I'm having a fit of nostalgia today thinking about people I've lost track of over the years. There are a couple occasions. One is that I'm backing up my contact list, and another is that I've been eyeballing some of the websites of the community organizations I used to hang with. Particularly outstanding in my mind is DJ Riley.
At the very beginning of the spoken word movement out here in LA, there was the primary joint called The Good Life. Right about the time I was just about ready to take my diary public I met with and hung out with the brothers at The Good Life. It was located in a strip mall on the corner of Exposition and Crenshaw and it was an all natural food kind of place. Yes there was a time when I used to chew on licorice roots. Got mine at The Good Life.
In fact, now that I think about it, I was probably one of the first posers who sat in coffee shops with a laptop computer saying "I'm a writer". It was a Zeos computer. This was back in 1990 or so. It had to be because Xerox never gave me a laptop, and I hadn't started reading Beloved much before then in my break with buppie brotherhood. So I think I should have the timing about right.
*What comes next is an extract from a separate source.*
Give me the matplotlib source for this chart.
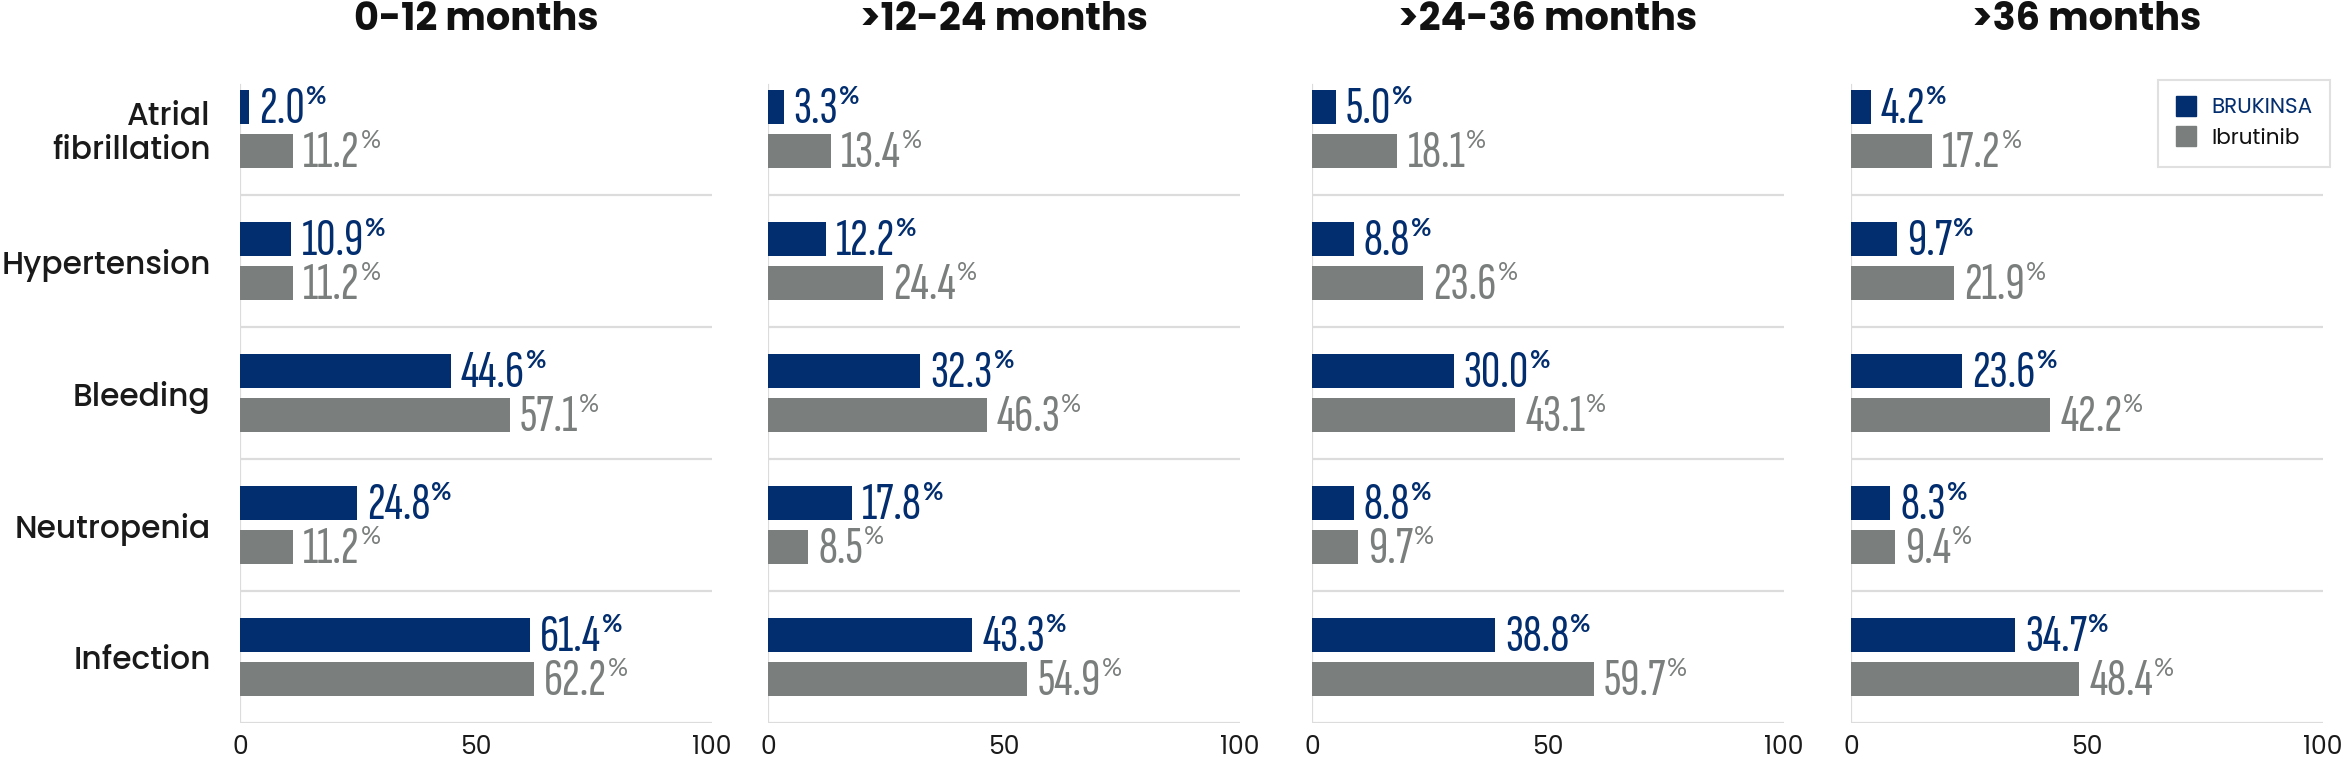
import matplotlib
matplotlib.use('Agg')
import matplotlib.pyplot as plt
import numpy as np
from matplotlib.lines import Line2D

# data (percent of patients)
periods = ['0-12 months', '>12-24 months', '>24-36 months', '>36 months']
categories = ['Atrial\nfibrillation', 'Hypertension', 'Bleeding', 'Neutropenia', 'Infection']
brukinsa = [
    [2.0, 10.9, 44.6, 24.8, 61.4],
    [3.3, 12.2, 32.3, 17.8, 43.3],
    [5.0, 8.8, 30.0, 8.8, 38.8],
    [4.2, 9.7, 23.6, 8.3, 34.7],
]
ibrutinib = [
    [11.2, 11.2, 57.1, 11.2, 62.2],
    [13.4, 24.4, 46.3, 8.5, 54.9],
    [18.1, 23.6, 43.1, 9.7, 59.7],
    [17.2, 21.9, 42.2, 9.4, 48.4],
]
xticks = [0, 50, 100]

NAVY = '#022d6e'
GREY = '#7a7e7d'
LINE = '#dcdcdc'

label_font = ['Poppins', 'Lato', 'DejaVu Sans']
num_font = ['Sofia Sans Extra Condensed', 'Antonio', 'Oswald', 'DejaVu Sans']
pct_font = ['Lato', 'DejaVu Sans']

W, H = 2345, 760
fig = plt.figure(figsize=(W / 100, H / 100), dpi=100)

# panel placement in pixels
lefts = [240, 768, 1312, 1851]
pw = 472
top_px, bot_px = 63, 723

bar_h = 0.255
off = 0.167

y = np.arange(len(categories))
axes = []
for i, period in enumerate(periods):
    ax = fig.add_axes([lefts[i] / W, (H - bot_px) / H, pw / W, (bot_px - top_px) / H])
    axes.append(ax)
    ax.barh(y - off, brukinsa[i], height=bar_h, color=NAVY, zorder=3)
    ax.barh(y + off, ibrutinib[i], height=bar_h, color=GREY, zorder=3)
    ax.set_xlim(0, 100)
    ax.set_ylim(len(categories) - 0.5, -0.5)
    for s in ax.spines.values():
        s.set_visible(False)
    # light separators between the categories
    for b in np.arange(0.5, len(categories) + 0.5, 1.0):
        ax.axhline(b, color=LINE, lw=1.6, zorder=1)
    ax.axvline(0, ymin=0, ymax=0.967, color=LINE, lw=1.6, zorder=2)
    ax.set_xticks(xticks)
    ax.set_xticklabels([str(t) for t in xticks], family=label_font, fontsize=18, color='#1a1a1a')
    ax.tick_params(axis='x', length=0, pad=9)
    ax.set_yticks(y)
    if i == 0:
        ax.set_yticklabels(categories, family=label_font, fontsize=22.5, color='#1a1a1a',
                           fontweight='medium', linespacing=1.1)
        ax.tick_params(axis='y', length=0, pad=21)
    else:
        ax.set_yticklabels([])
        ax.tick_params(axis='y', length=0)
    fig.text((lefts[i] + pw / 2) / W, 1 - 20 / H, period, ha='center', va='center',
             family=label_font, fontsize=27.5, fontweight='bold', color='#111111')

fig.canvas.draw()
renderer = fig.canvas.get_renderer()

for i, ax in enumerate(axes):
    for series, sign, col, wt in ((brukinsa[i], -1, NAVY, 'semibold'), (ibrutinib[i], 1, GREY, 'normal')):
        for yi, v in zip(y, series):
            t = ax.annotate(f'{v:.1f}', xy=(v, yi + sign * off), xytext=(10, -16),
                            textcoords='offset pixels', ha='left', va='baseline',
                            family=num_font, fontsize=38.5, fontweight=wt, color=col)
            bb = t.get_window_extent(renderer)
            ax0 = ax.transData.transform((v, yi + sign * off))
            ax.annotate('%', xy=(v, yi + sign * off), xytext=(bb.x1 - ax0[0] + 1, 22),
                        textcoords='offset pixels', ha='left', va='top',
                        family=pct_font, fontsize=18, color=col,
                        fontweight='bold' if sign < 0 else 'normal')

handles = [Line2D([], [], marker='s', ls='none', markersize=14.5, color=NAVY),
           Line2D([], [], marker='s', ls='none', markersize=14.5, color=GREY)]
leg = fig.legend(handles, ['BRUKINSA', 'Ibrutinib'], loc='upper right',
                 bbox_to_anchor=(2330 / W, 1 - 80 / H), frameon=True, fancybox=False,
                 prop={'family': label_font, 'size': 15.5}, handletextpad=0.7,
                 borderpad=0.8, labelspacing=0.4, handlelength=1.0, borderaxespad=0)
leg.get_frame().set_edgecolor('#d9d9d9')
leg.get_frame().set_linewidth(1.5)
leg.get_texts()[0].set_color(NAVY)
leg.get_texts()[1].set_color('#111111')

fig.savefig('out.png', dpi=100)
Right about this time, I was extraordinarily impressed with a progressive brother named Ron Daniels. I was I learned about him hanging with DJ and the brothers at The Good Life. The very first conversation I got into there was appropriately deep, and DJ, in his own inimitable way, was holding court. Somewhere in my Contacts are the names of the female urban planner and the UCLA undergrads I was talking to that day, as is the name of the political dude whose fund raiser I attended some weeks later as I began insinuating myself into local LA politics. What I most fondly remember was the apparent ease with which DJ inched into a wide variety of conversations, how he was level headed when others tended to shout.
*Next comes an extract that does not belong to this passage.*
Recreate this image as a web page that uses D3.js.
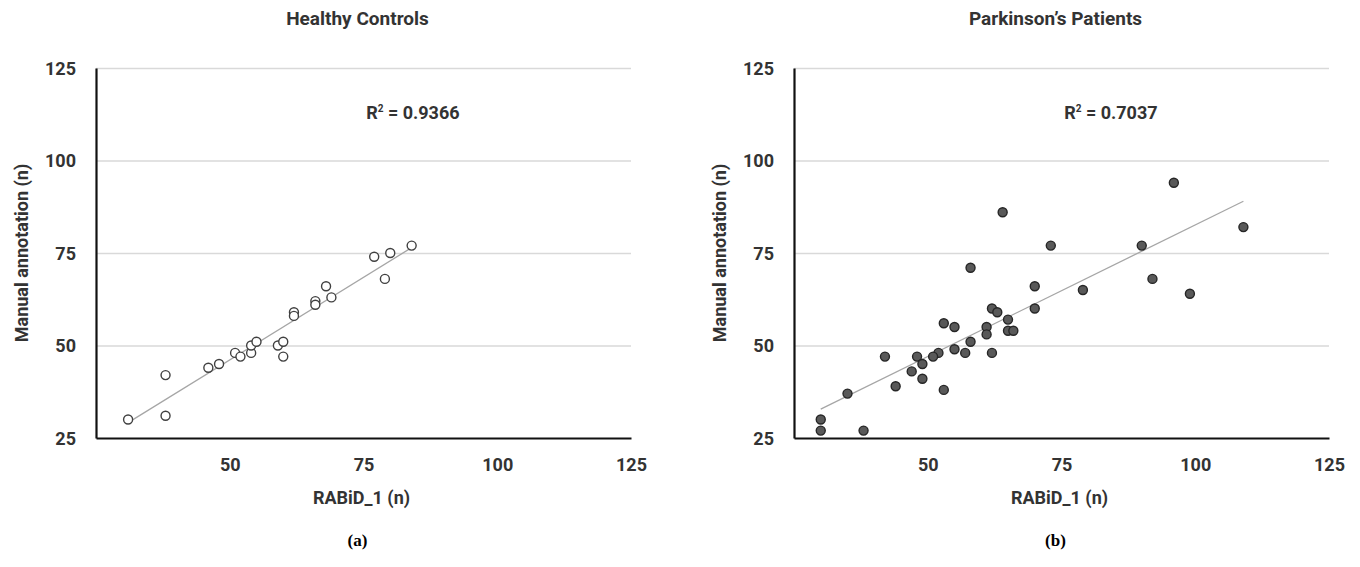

DJ also has, or had, a radio show. Check out the article: It's hard to tell, looking at the site, if he's still around.
It turns out that DJ has a little bit of a blog, but he hasn't been very active on it. I can't remember the disease that put him in the chair, but I know it didn't mess with his brain. I think he might need some assistance to get his stuff online. At any rate, he's posing with notable blackfolks on his Flickr site, it's good to know he's still around. I'd like to hook up with him one day soon.